Review: 4 Months, 3 Weeks & 2 Days
The Golden Palm winner at last year’s Cannes Film Festival, 4 Months, 3 Weeks and 2 Days is a film about the ultimate test of friendship and black market abortions in communist era Romania. So yeah, it’s not going to do anything to change the stereotype of Eastern European cinema as bleak and depressing. It is, however, a film so crammed full of emotion and highly wrought drama that a screening ends up a being a draining experience, but a rewarding one if you can immerse yourself in the world of the characters.
The plot is a very simple one. Pregnant, passive university student Gabita has enlisted the help of her friend Otilia to organize and co-ordinate an illegal termination. At its heart, the film is a character study, based around the question – how far will Otilia go for her friend before circumstances become too dire and she must recoil? Traditional narrative concerns are happily set aside to magnify this dynamic. Similarly, the hand held shooting style lends the film an intimate, gritty aesthetic as well as allowing the actors to carry the emotional weight of the story without interruption from stylistic trickery. Otilia (Anamaria Marinca) in particular seizes this opportunity with relish and her performance is as good as any screen actress this year.

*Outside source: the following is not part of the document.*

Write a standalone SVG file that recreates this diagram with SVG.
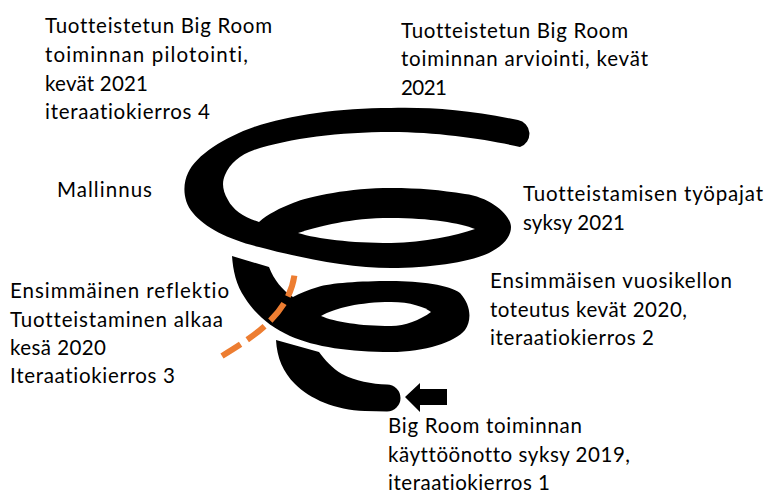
<svg xmlns="http://www.w3.org/2000/svg" width="766" height="493" viewBox="0 0 766 493">
  <style>
    .lbl { font-family: Lato, "Open Sans", "Liberation Sans", sans-serif; font-size: 20.5px; fill: #000;
           font-variant-ligatures: none; font-feature-settings: "liga" 0, "clig" 0; }
    .coil { fill: #000; stroke: none; }
    .hole { fill: #fff; stroke: none; }
    .cut { fill: none; stroke: #ED7D31; stroke-width: 6; stroke-dasharray: 22 8; }
  </style>
  <rect width="766" height="493" fill="#fff"/>

  <!-- spiral coil, drawn as three filled pieces from top to bottom -->
  <g id="spiral">
    <g id="coil-top">
      <path class="coil" d="M 518,120 C 470,110 430,107 391,108 C 340,108 290,115 254,127 C 225,137 196,155 188,173 C 183,183 182,200 193,213 C 205,228 230,240 259,247 C 300,258 350,268 391,268 C 430,268 470,262 489,253 C 503,246 511,237 511,227 C 511,215 490,197 465,194 C 440,190 420,188 391,188 C 350,188 310,196 293,203 C 280,208 268,214 259,222 C 245,218 233,210 228,200 C 222,190 222,182 225,175 C 230,163 240,155 254,150 C 290,138 340,132 391,132 C 440,132 490,140 520,147 A 14 14 0 0 0 518,120 Z"/>
      <path class="hole" d="M 298,233 C 320,226 350,218 391,218 C 430,218 460,223 475,229 C 455,236 425,242 391,243 C 350,243 318,239 298,233 Z"/>
    </g>
    <g id="coil-middle">
      <path class="coil" d="M 232,256 C 233,270 236,285 245,298 C 255,314 270,327 290,336 C 315,347 350,352 391,352 C 425,352 455,342 465,330 C 472,320 471,305 460,293 C 450,285 420,281 391,281 C 360,281 330,283 318,287 C 308,290 300,293 293,297 C 282,290 274,280 269,267 Z"/>
      <path class="hole" d="M 321,316 C 335,308 360,302 391,302 C 410,302 425,307 431,312 C 420,320 405,326 391,326 C 360,326 335,322 321,316 Z"/>
    </g>
    <g id="coil-bottom">
      <path class="coil" d="M 276,340 C 277,358 283,372 295,384 C 310,399 335,410 365,411 L 387,411.5 A 13.5 13.5 0 0 0 387,384.5 C 372,384 355,381 342,374 C 332,368 325,360 319,352 Z"/>
    </g>
  </g>

  <!-- dashed reflection line across the coil -->
  <g id="reflection-line">
    <path class="cut" d="M 222,356 C 255,336 292,312 295,270"/>
  </g>

  <!-- start arrow -->
  <g id="start-arrow">
    <path fill="#000" d="M 405,397 L 420,383 L 420,389 L 447,389 L 447,405 L 420,405 L 420,412 Z"/>
  </g>

  <g id="label-pilot">
    <text class="lbl" x="45" y="33" textLength="227">Tuotteistetun Big Room</text>
    <text class="lbl" x="45" y="62" textLength="203">toiminnan pilotointi,</text>
    <text class="lbl" x="45" y="91" textLength="103">kevät 2021</text>
    <text class="lbl" x="45" y="119" textLength="165">iteraatiokierros 4</text>
  </g>
  <g id="label-evaluation">
    <text class="lbl" x="401" y="38" textLength="227">Tuotteistetun Big Room</text>
    <text class="lbl" x="401" y="66" textLength="247">toiminnan arviointi, kevät</text>
    <text class="lbl" x="401" y="95" textLength="46">2021</text>
  </g>
  <g id="label-modelling">
    <text class="lbl" x="57" y="197" textLength="95">Mallinnus</text>
  </g>
  <g id="label-workshops">
    <text class="lbl" x="523" y="201" textLength="240">Tuotteistamisen työpajat</text>
    <text class="lbl" x="523" y="230" textLength="102">syksy 2021</text>
  </g>
  <g id="label-reflection">
    <text class="lbl" x="10" y="298" textLength="219">Ensimmäinen reflektio</text>
    <text class="lbl" x="10" y="327" textLength="213">Tuotteistaminen alkaa</text>
    <text class="lbl" x="10" y="355" textLength="96">kesä 2020</text>
    <text class="lbl" x="10" y="383" textLength="165">Iteraatiokierros 3</text>
  </g>
  <g id="label-annual-clock">
    <text class="lbl" x="490" y="288" textLength="242">Ensimmäisen vuosikellon</text>
    <text class="lbl" x="490" y="317" textLength="197">toteutus kevät 2020,</text>
    <text class="lbl" x="490" y="345" textLength="164">iteraatiokierros 2</text>
  </g>
  <g id="label-start">
    <text class="lbl" x="388" y="433" textLength="194">Big Room toiminnan</text>
    <text class="lbl" x="388" y="462" textLength="242">käyttöönotto syksy 2019,</text>
    <text class="lbl" x="388" y="490" textLength="162">iteraatiokierros 1</text>
  </g>
</svg>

Flaws are present, but when the body of the work so compellingly and successfully goes for the emotional jugular, it’s easy to let them slide. This film will split audiences into those who believe it’s a classic and those who consider it unwatchable. Which side of that line you belong to probably stands in direct relation with your capacity for movies that wallow in their own darkness. I’m pretty sure this would be the worst first date movie ever though.